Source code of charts
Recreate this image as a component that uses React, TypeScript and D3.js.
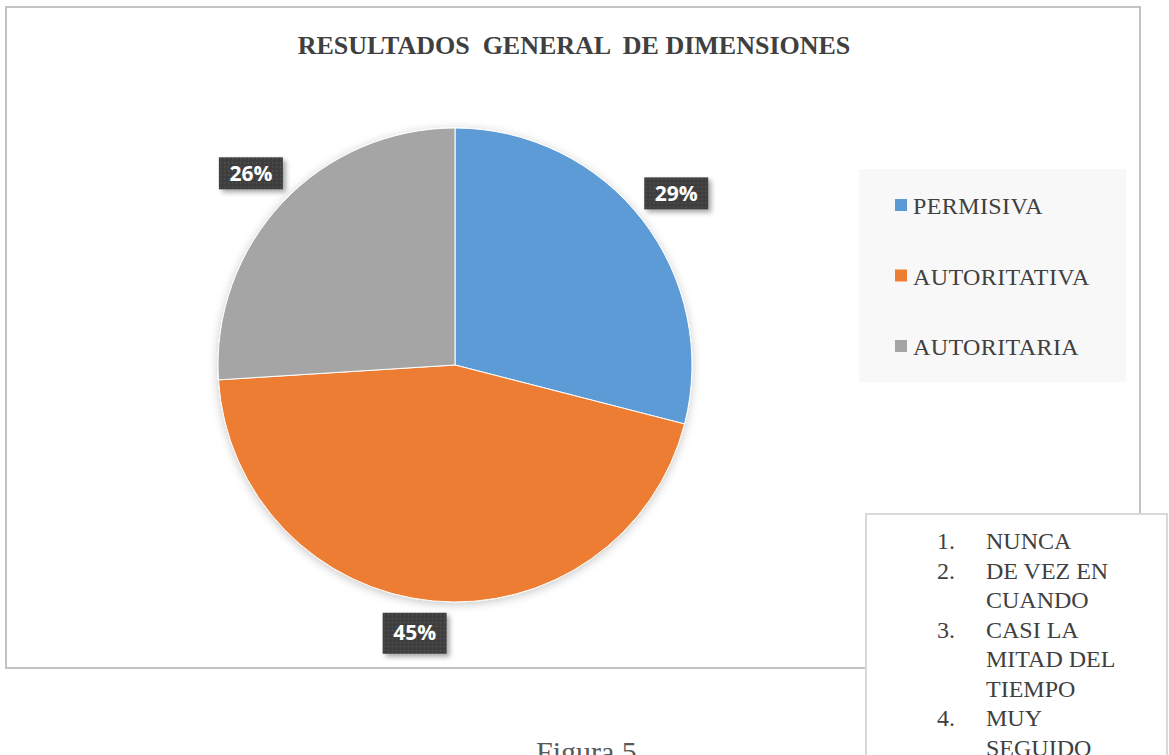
import { useEffect, useRef } from "react"
import * as d3 from "d3"

const categories = ["PERMISIVA", "AUTORITATIVA", "AUTORITARIA"]
const values = [29, 45, 26]
const colors = ["#5B9BD5", "#ED7D31", "#A5A5A5"]
const title = "RESULTADOS  GENERAL  DE DIMENSIONES"
const noteNumbers = ["1.", "2.", "", "3.", "", "", "4.", ""]
const noteLines = ["NUNCA", "DE VEZ EN", "CUANDO", "CASI LA", "MITAD DEL", "TIEMPO", "MUY", "SEGUIDO"]
const caption = "Figura 5"

export default function App() {
    const ref = useRef<SVGSVGElement>(null)

    useEffect(() => {
        const svg = d3.select(ref.current)
        svg.selectAll("*").remove()

        const defs = svg.append("defs")

        const pieShadow = defs.append("filter").attr("id", "pieShadow")
            .attr("x", "-20%").attr("y", "-20%").attr("width", "140%").attr("height", "140%")
        pieShadow.append("feDropShadow")
            .attr("dx", 0).attr("dy", 2).attr("stdDeviation", 5)
            .attr("flood-color", "#000").attr("flood-opacity", 0.22)

        const labelShadow = defs.append("filter").attr("id", "labelShadow")
            .attr("x", "-30%").attr("y", "-30%").attr("width", "160%").attr("height", "160%")
        labelShadow.append("feDropShadow")
            .attr("dx", 3).attr("dy", 3).attr("stdDeviation", 2.5)
            .attr("flood-color", "#000").attr("flood-opacity", 0.35)

        const dots = defs.append("pattern").attr("id", "dots")
            .attr("patternUnits", "userSpaceOnUse").attr("width", 4).attr("height", 4)
        dots.append("rect").attr("width", 4).attr("height", 4).attr("fill", "#3e3e3e")
        dots.append("rect").attr("x", 1).attr("y", 1).attr("width", 1.4).attr("height", 1.4).attr("fill", "#575757")

        // chart frame
        svg.append("rect")
            .attr("x", 6).attr("y", 7).attr("width", 1134).attr("height", 661)
            .attr("fill", "#fff").attr("stroke", "#c3c3c3").attr("stroke-width", 2)

        svg.append("text")
            .attr("x", 574).attr("y", 54)
            .attr("text-anchor", "middle")
            .style("white-space", "pre")
            .attr("font-family", "'Liberation Serif', 'Times New Roman', serif")
            .attr("font-weight", "bold")
            .attr("font-size", 26)
            .attr("fill", "#404040")
            .text(title)

        // pie
        const cx = 455, cy = 365, radius = 237
        const pie = d3.pie<number>().sort(null).value((d) => d)
        const arcs = pie(values)
        const arc = d3.arc<d3.PieArcDatum<number>>().innerRadius(0).outerRadius(radius)
        const labelArc = d3.arc<d3.PieArcDatum<number>>().innerRadius(280).outerRadius(280)

        const g = svg.append("g").attr("transform", `translate(${cx}, ${cy})`)
        g.append("g").attr("filter", "url(#pieShadow)")
            .selectAll("path")
            .data(arcs)
            .join("path")
            .attr("d", arc)
            .attr("fill", (d, i) => colors[i])
            .attr("stroke", "#fff")
            .attr("stroke-width", 1)

        const total = d3.sum(values)
        const labels = g.selectAll(".label")
            .data(arcs)
            .join("g")
            .classed("label", true)
            .attr("transform", (d) => {
                const [x, y] = labelArc.centroid(d)
                // Excel nudges the bottom label back toward the pie
                return d.data === d3.max(values) ? `translate(${x - 14}, ${y - 11})` : `translate(${x}, ${y})`
            })

        labels.append("rect")
            .attr("x", -32).attr("y", (d) => d.data === d3.max(values) ? -20 : -16)
            .attr("width", 64).attr("height", (d) => d.data === d3.max(values) ? 41 : 32)
            .attr("fill", "url(#dots)")
            .attr("filter", "url(#labelShadow)")

        labels.append("text")
            .attr("text-anchor", "middle")
            .attr("dy", "0.36em")
            .attr("font-family", "'Open Sans', sans-serif")
            .attr("font-weight", "bold")
            .attr("font-size", 21)
            .attr("fill", "#fff")
            .text((d) => d3.format(".0%")(d.data / total))

        // legend
        const legend = svg.append("g")
        legend.append("rect")
            .attr("x", 859).attr("y", 169).attr("width", 267).attr("height", 213)
            .attr("fill", "#f8f8f8")

        const legendY = d3.scalePoint<string>().domain(categories).range([205, 346])
        const items = legend.selectAll(".item")
            .data(categories)
            .join("g")
            .classed("item", true)
            .attr("transform", (d) => `translate(895, ${legendY(d)})`)

        items.append("rect")
            .attr("x", 0).attr("y", -6).attr("width", 12).attr("height", 12)
            .attr("fill", (d, i) => colors[i])

        items.append("text")
            .attr("x", 18).attr("y", 9)
            .attr("font-family", "'Liberation Serif', 'Times New Roman', serif")
            .attr("font-size", 24)
            .attr("letter-spacing", 0.4)
            .attr("fill", "#404040")
            .text((d) => d)

        // text box overlapping the frame
        svg.append("rect")
            .attr("x", 866).attr("y", 514).attr("width", 301).attr("height", 260)
            .attr("fill", "#fff").attr("stroke", "#d9d9d9").attr("stroke-width", 2)

        const lineY = d3.scaleLinear().domain([0, 1]).range([549, 578.5])
        const note = svg.append("g")
            .attr("font-family", "'Liberation Serif', 'Times New Roman', serif")
            .attr("font-size", 24)
            .attr("fill", "#404040")

        note.selectAll(".num")
            .data(noteNumbers)
            .join("text")
            .classed("num", true)
            .attr("x", 937).attr("y", (d, i) => lineY(i))
            .text((d) => d)

        note.selectAll(".line")
            .data(noteLines)
            .join("text")
            .classed("line", true)
            .attr("x", 986).attr("y", (d, i) => lineY(i))
            .text((d) => d)

        svg.append("text")
            .attr("x", 536).attr("y", 762)
            .attr("font-family", "'Liberation Serif', 'Times New Roman', serif")
            .attr("font-size", 30)
            .attr("fill", "#595959")
            .text(caption)
    }, [])

    return (
        <svg
            ref={ref}
            width={1169}
            height={755}
            style={{ position: "absolute", left: 0, top: 0, display: "block", background: "#fff" }}
        />
    )
}
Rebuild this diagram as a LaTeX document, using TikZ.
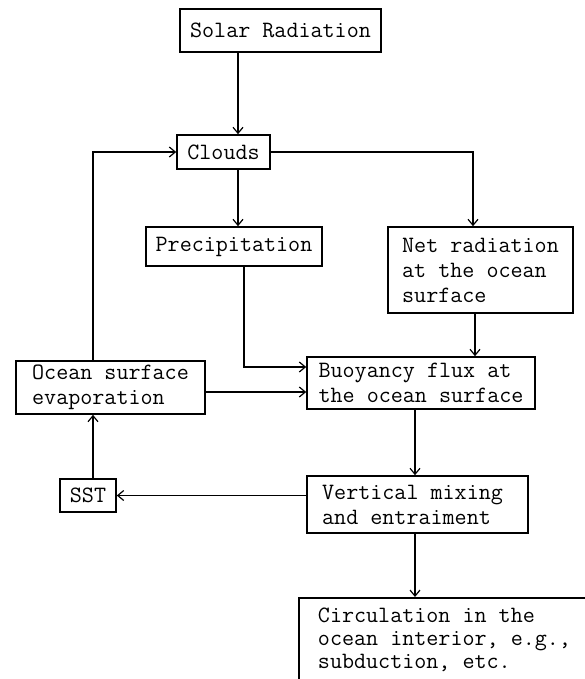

## Given problem
For each line above that contains the word "this", copy that line.

## Exercise result
Recreate this image as a component that uses React, TypeScript and D3.js.
Rebuild this diagram as a LaTeX document, using TikZ.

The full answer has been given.